Maybe I should write my own calendaring software. Bwhahaha. Right. I think it would be more in my line to resurrect the Emacs/iCal glue I had half-heartedly thrown together at A Previous Employment in order to avoid dealing with Microsoft Outlook.

October 3
Further adventures in calendaring: Mozilla's calendar continues to suck. I mean, when presented with a box that says, "A script is causing this to run slowly; do you want to abort it? [Cancel] [OK]", which button do you press? (Answer: neither; kill the damned program, delete your calendar files, and stop pretending it's of any use)

October 2
Ok, so now I know how to look up SRV records. That wasn't fun.


October 1
Doing bad, bad things with macros in a spec file. Muhahahah. Go have a look at the spca5xx bits on the patches page.

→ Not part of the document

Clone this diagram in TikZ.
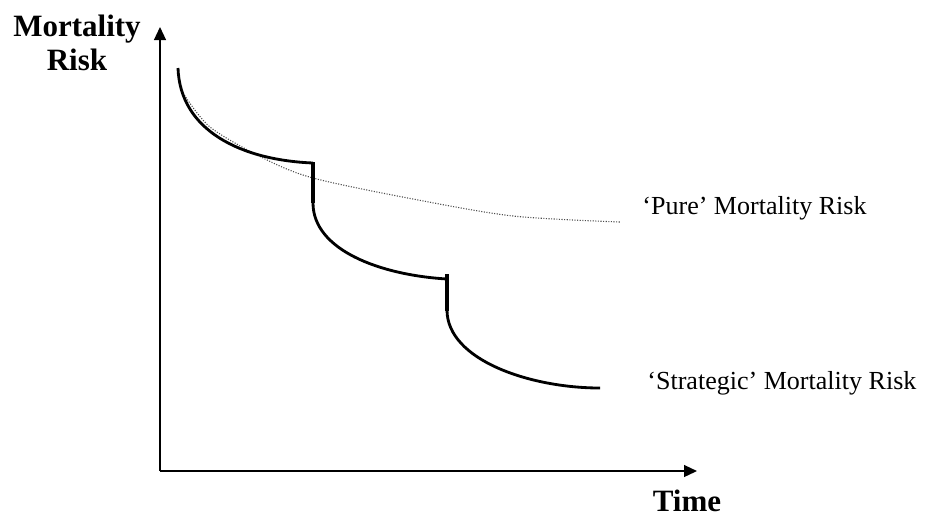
\documentclass[tikz,border=0pt]{standalone}
\usepackage{fontspec}
\setmainfont{Liberation Serif}
\usetikzlibrary{arrows.meta}
\begin{document}
\begin{tikzpicture}[x=0.0162cm,y=-0.0162cm]
  \tikzstyle{every node}+=[inner sep=0pt]
  \tikzstyle{axis}=[black, line width=0.7pt, -{Triangle[length=6pt,width=5.5pt]}]
  \tikzstyle{strategic}=[black, line width=1.3pt]
  \tikzstyle{jump}=[black, line width=1.7pt]
  \tikzstyle{pure}=[black!70, line width=0.5pt, dash pattern=on 0.5pt off 0.7pt]
  \tikzstyle{bigbold}=[font=\bfseries\fontsize{14.3}{16}\selectfont]
  \tikzstyle{curvelabel}=[anchor=west, font=\fontsize{12}{14}\selectfont]
  \useasboundingbox (0,0) rectangle (928,517);
  \coordinate (origin) at (160,471);
  \coordinate (ytop) at (160,27);
  \coordinate (xend) at (697,471);
  \draw [axis] (origin) -- (ytop);
  \draw [axis] (origin) -- (xend);
  \node (ylabel) [bigbold, align=center] at (77,43) {Mortality\\Risk};
  \node (xlabel) [bigbold] at (687,501) {Time};
  \draw [pure] plot [smooth] coordinates {(183,93) (210,127) (263,158) (313,178) (413,199) (513,216) (620,222)};
  \draw [strategic] (178,68) .. controls (180,130) and (240,160) .. (313,163);
  \draw [jump] (313,162) -- (313,203);
  \draw [strategic] (313,203) .. controls (313,250) and (380,275) .. (447,279);
  \draw [jump] (447,274) -- (447,311);
  \draw [strategic] (447,310) .. controls (447,360) and (530,388) .. (600,388);
  \node (pure label) [curvelabel] at (642,208) {`Pure' Mortality Risk};
  \node (strategic label) [curvelabel] at (647,383) {`Strategic' Mortality Risk};
\end{tikzpicture}
\end{document}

I should stop renting movies from the Far East as I obviously don't get them. I've just watched Casshern, and about the only thing I can definitely say about it is that it's anti-war. It's like someone took bits of The Matrix trilogy, Pink Floyd's The Wall, Blade Runner, and a random selection of manga, and then couldn't decide if it should be soundtracked with orchestral music or '80s power rock, since the music switches between the two rather jarringly. Most of the action sequences are cut in such a way that it's hard to tell what's going on, and to further confuse matters there seems to be flashback of the action cut into the action sequences which, er, uh, yeah. And the happy couple explodes. No, really. They do. Kaboom. I can't recommend this or not recommend it because I'm still scratching my head.